As part of Republican obstruction-at-any-cost election year strategy, Senate Republicans last week once again blocked an extension of unemployment insurance (UI) benefits for long-term jobless workers. The UI extension is part of the jobs bill that could help put the unemployed back to work.
Some Republicans even said it's time for "tough love" to motivate the long-term jobless.
Granted, they are far removed from the day-to-day economic reality of America's workers. So here's a reminder: Today, in the United States, there are five unemployed workers for every job opening, an unemployment rate near 10 percent, at least 15 million people out of work and 6.8 million people out of work for 27 weeks or more. Getting a job is not like going down to the corner for a quart of milk.
Heck, when you still get your taxpayer-funded, congressional paycheck every week ($3,346.15) for not doing very much work, it can certainly alter your view of the economy—even to the point where some Republican politicos actually claim the not quite $300 a week average unemployment check is a "disincentive" for the unemployed to get out of the door and look for work.

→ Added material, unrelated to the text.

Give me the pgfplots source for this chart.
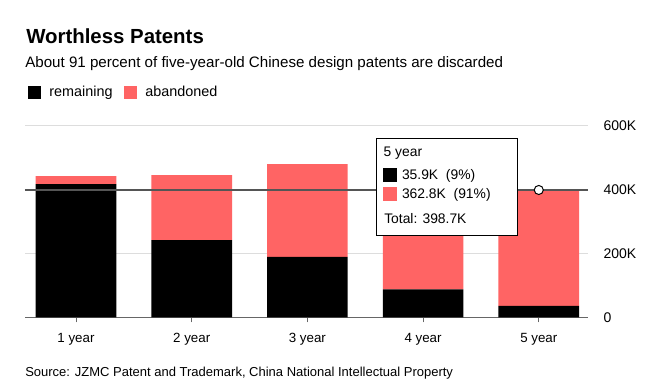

Maybe senators think that when the men and women who have been out of work since at least before Thanksgiving (and millions for more than one year) get that bountiful UI check, they sit around the kitchen table and make big plans to spend that dough.
Hey, hon got my check. This sure beats working. What do you say we go to Palm Springs this weekend? We can fly the kids to your mom's and board the dogs at that new spa kennel.
No, senator, the response to a couple hundred bucks a week goes more like this:
Maybe we should think about gassing up the car so we can go down to the food bank and set something aside for your blood pressure medicine. Oh, and there's that foreclosure notice we need to deal with.
Each time Senate Democratic leaders have brought up a UI extension this year, Republicans have delayed and blocked the bill. With the extended UI program set to expire at the end of May, the House passed its jobs bill with a UI extension just before Memorial Day but the Senate left town for vacation and didn't act on the bill. As a result, some 1 million workers who have been out of work for more than a year—remember, one job opening for every five unemployed workers—have no UI.
Along with the incredibly insensitive and out-of-touch "tough love theory," some lawmakers are hiding behind deficit hysteria, even though three-quarters of voters say extending unemployment insurance is more important than reducing the deficit.